++++ GIVEN MATERIAL ++++

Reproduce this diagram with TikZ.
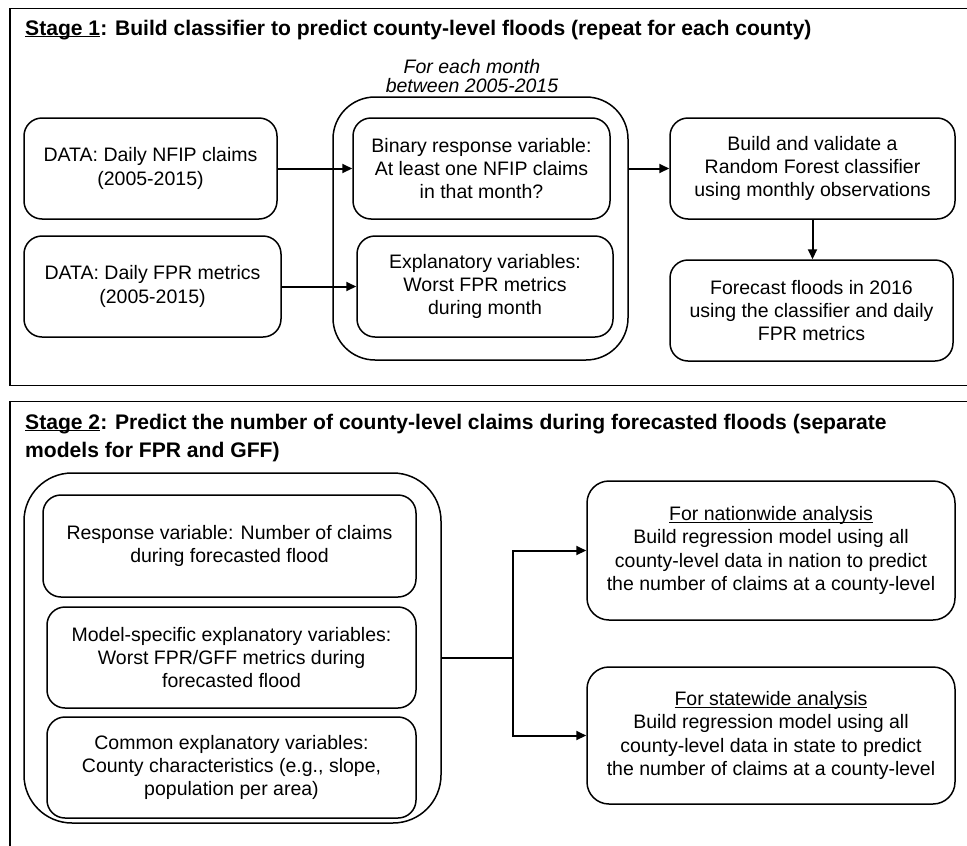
\documentclass[tikz,border=0pt]{standalone}
\usepackage{fontspec}
\setmainfont{Liberation Sans}
\usetikzlibrary{arrows.meta}
\newcommand\bodyfs{\fontsize{19.5}{23.3}\selectfont}
\newcommand\titlefs{\fontsize{21.1}{28}\selectfont\bfseries}
\newcommand\ulnear[1]{\underline{\smash{#1}}\vphantom{#1}}
\begin{document}
\begin{tikzpicture}[x=1pt,y=-1pt,
  box/.style={draw, line width=1.5pt, rounded corners=18pt, align=center, font=\bodyfs, inner sep=0pt},
  bigbox/.style={draw, line width=1.5pt, rounded corners=42pt, inner sep=0pt},
  frame/.style={draw, line width=1.8pt},
  conn/.style={line width=2pt},
  arr/.style={line width=2pt, -{Triangle[length=10pt,width=9pt]}}]
\useasboundingbox (0,0) rectangle (967,846);
\clip (0,0) rectangle (967,846);

% ---------- Stage 1 ----------
\draw[frame] (980,8.5) -- (10,8.5) -- (10,385.5) -- (980,385.5);
\node[anchor=base west, font=\titlefs, inner sep=0pt] (t1) at (25,35)
  {\ulnear{Stage 1}: Build classifier to predict county-level floods (repeat for each county)};

\node[bigbox, minimum width=295, minimum height=263] (c1) at (480.5,228.5) {};
\node[anchor=base, align=center, font=\bodyfs\itshape, inner sep=0pt] (lbl) at (472,92.5)
  {For each month\\[-4.5pt]between 2005-2015};

\node[box, minimum width=253, minimum height=101] (nfip) at (150.5,168.5)
  {DATA: Daily NFIP claims\\(2005-2015)};
\node[box, minimum width=257, minimum height=101] (fpr) at (152.5,286.5)
  {DATA: Daily FPR metrics\\(2005-2015)};
\node[box, minimum width=257, minimum height=101] (bin) at (481.5,168.5)
  {Binary response variable:\\At least one NFIP claims\\in that month?};
\node[box, minimum width=256, minimum height=101] (expl) at (485,286.5)
  {Explanatory variables:\\Worst FPR metrics\\during month};
\node[box, minimum width=285, minimum height=101] (build) at (812.5,168.5)
  {Build and validate a\\Random Forest classifier\\using monthly observations};
\node[box, minimum width=283, minimum height=101] (fc) at (811.5,310.5)
  {Forecast floods in 2016\\using the classifier and daily\\FPR metrics};

\draw[arr] (nfip.east) -- (bin.west);
\draw[arr] (fpr.east) -- (expl.west);
\draw[arr] (c1.east |- build.west) -- (build.west);
\draw[arr] (build.south) -- (build.south |- fc.north);

% ---------- Stage 2 ----------
\draw[frame] (980,401.5) -- (10,401.5) -- (10,860);
\node[anchor=base west, align=left, font=\titlefs, inner sep=0pt] (t2) at (25,457)
  {\ulnear{Stage 2}: Predict the number of county-level claims during forecasted floods (separate\\models for FPR and GFF)};

\node[bigbox, rounded corners=48pt, minimum width=417, minimum height=350] (c2) at (232.5,648) {};
\node[box, minimum width=373, minimum height=102] (resp) at (229.5,546)
  {Response variable: Number of claims\\during forecasted flood};
\node[box, minimum width=369, minimum height=101] (mod) at (231.5,657.5)
  {Model-specific explanatory variables:\\Worst FPR/GFF metrics during\\forecasted flood};
\node[box, minimum width=369, minimum height=101] (com) at (231.5,767.5)
  {Common explanatory variables:\\County characteristics (e.g., slope,\\population per area)};

\node[box, rounded corners=22pt, minimum width=368, minimum height=139] (nat) at (771,550.5)
  {\ulnear{For nationwide analysis}\\Build regression model using all\\county-level data in nation to predict\\the number of claims at a county-level};
\node[box, rounded corners=22pt, minimum width=368, minimum height=137] (sta) at (771,735.5)
  {\ulnear{For statewide analysis}\\Build regression model using all\\county-level data in state to predict\\the number of claims at a county-level};

\coordinate (j) at (513,657.5);
\draw[conn] (c2.east |- mod.east) -- (j);
\draw[arr] (j) |- (nat.west);
\draw[arr] (j) |- (sta.west);
\end{tikzpicture}
\end{document}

++++

Pictures are excluded; copy all other data exactly as shown.

Reproduce this diagram with TikZ.
\documentclass[tikz,border=0pt]{standalone}
\usepackage{fontspec}
\setmainfont{Liberation Sans}
\usetikzlibrary{arrows.meta}
\newcommand\bodyfs{\fontsize{19.5}{23.3}\selectfont}
\newcommand\titlefs{\fontsize{21.1}{28}\selectfont\bfseries}
\newcommand\ulnear[1]{\underline{\smash{#1}}\vphantom{#1}}
\begin{document}
\begin{tikzpicture}[x=1pt,y=-1pt,
  box/.style={draw, line width=1.5pt, rounded corners=18pt, align=center, font=\bodyfs, inner sep=0pt},
  bigbox/.style={draw, line width=1.5pt, rounded corners=42pt, inner sep=0pt},
  frame/.style={draw, line width=1.8pt},
  conn/.style={line width=2pt},
  arr/.style={line width=2pt, -{Triangle[length=10pt,width=9pt]}}]
\useasboundingbox (0,0) rectangle (967,846);
\clip (0,0) rectangle (967,846);

% ---------- Stage 1 ----------
\draw[frame] (980,8.5) -- (10,8.5) -- (10,385.5) -- (980,385.5);
\node[anchor=base west, font=\titlefs, inner sep=0pt] (t1) at (25,35)
  {\ulnear{Stage 1}: Build classifier to predict county-level floods (repeat for each county)};

\node[bigbox, minimum width=295, minimum height=263] (c1) at (480.5,228.5) {};
\node[anchor=base, align=center, font=\bodyfs\itshape, inner sep=0pt] (lbl) at (472,92.5)
  {For each month\\[-4.5pt]between 2005-2015};

\node[box, minimum width=253, minimum height=101] (nfip) at (150.5,168.5)
  {DATA: Daily NFIP claims\\(2005-2015)};
\node[box, minimum width=257, minimum height=101] (fpr) at (152.5,286.5)
  {DATA: Daily FPR metrics\\(2005-2015)};
\node[box, minimum width=257, minimum height=101] (bin) at (481.5,168.5)
  {Binary response variable:\\At least one NFIP claims\\in that month?};
\node[box, minimum width=256, minimum height=101] (expl) at (485,286.5)
  {Explanatory variables:\\Worst FPR metrics\\during month};
\node[box, minimum width=285, minimum height=101] (build) at (812.5,168.5)
  {Build and validate a\\Random Forest classifier\\using monthly observations};
\node[box, minimum width=283, minimum height=101] (fc) at (811.5,310.5)
  {Forecast floods in 2016\\using the classifier and daily\\FPR metrics};

\draw[arr] (nfip.east) -- (bin.west);
\draw[arr] (fpr.east) -- (expl.west);
\draw[arr] (c1.east |- build.west) -- (build.west);
\draw[arr] (build.south) -- (build.south |- fc.north);

% ---------- Stage 2 ----------
\draw[frame] (980,401.5) -- (10,401.5) -- (10,860);
\node[anchor=base west, align=left, font=\titlefs, inner sep=0pt] (t2) at (25,457)
  {\ulnear{Stage 2}: Predict the number of county-level claims during forecasted floods (separate\\models for FPR and GFF)};

\node[bigbox, rounded corners=48pt, minimum width=417, minimum height=350] (c2) at (232.5,648) {};
\node[box, minimum width=373, minimum height=102] (resp) at (229.5,546)
  {Response variable: Number of claims\\during forecasted flood};
\node[box, minimum width=369, minimum height=101] (mod) at (231.5,657.5)
  {Model-specific explanatory variables:\\Worst FPR/GFF metrics during\\forecasted flood};
\node[box, minimum width=369, minimum height=101] (com) at (231.5,767.5)
  {Common explanatory variables:\\County characteristics (e.g., slope,\\population per area)};

\node[box, rounded corners=22pt, minimum width=368, minimum height=139] (nat) at (771,550.5)
  {\ulnear{For nationwide analysis}\\Build regression model using all\\county-level data in nation to predict\\the number of claims at a county-level};
\node[box, rounded corners=22pt, minimum width=368, minimum height=137] (sta) at (771,735.5)
  {\ulnear{For statewide analysis}\\Build regression model using all\\county-level data in state to predict\\the number of claims at a county-level};

\coordinate (j) at (513,657.5);
\draw[conn] (c2.east |- mod.east) -- (j);
\draw[arr] (j) |- (nat.west);
\draw[arr] (j) |- (sta.west);
\end{tikzpicture}
\end{document}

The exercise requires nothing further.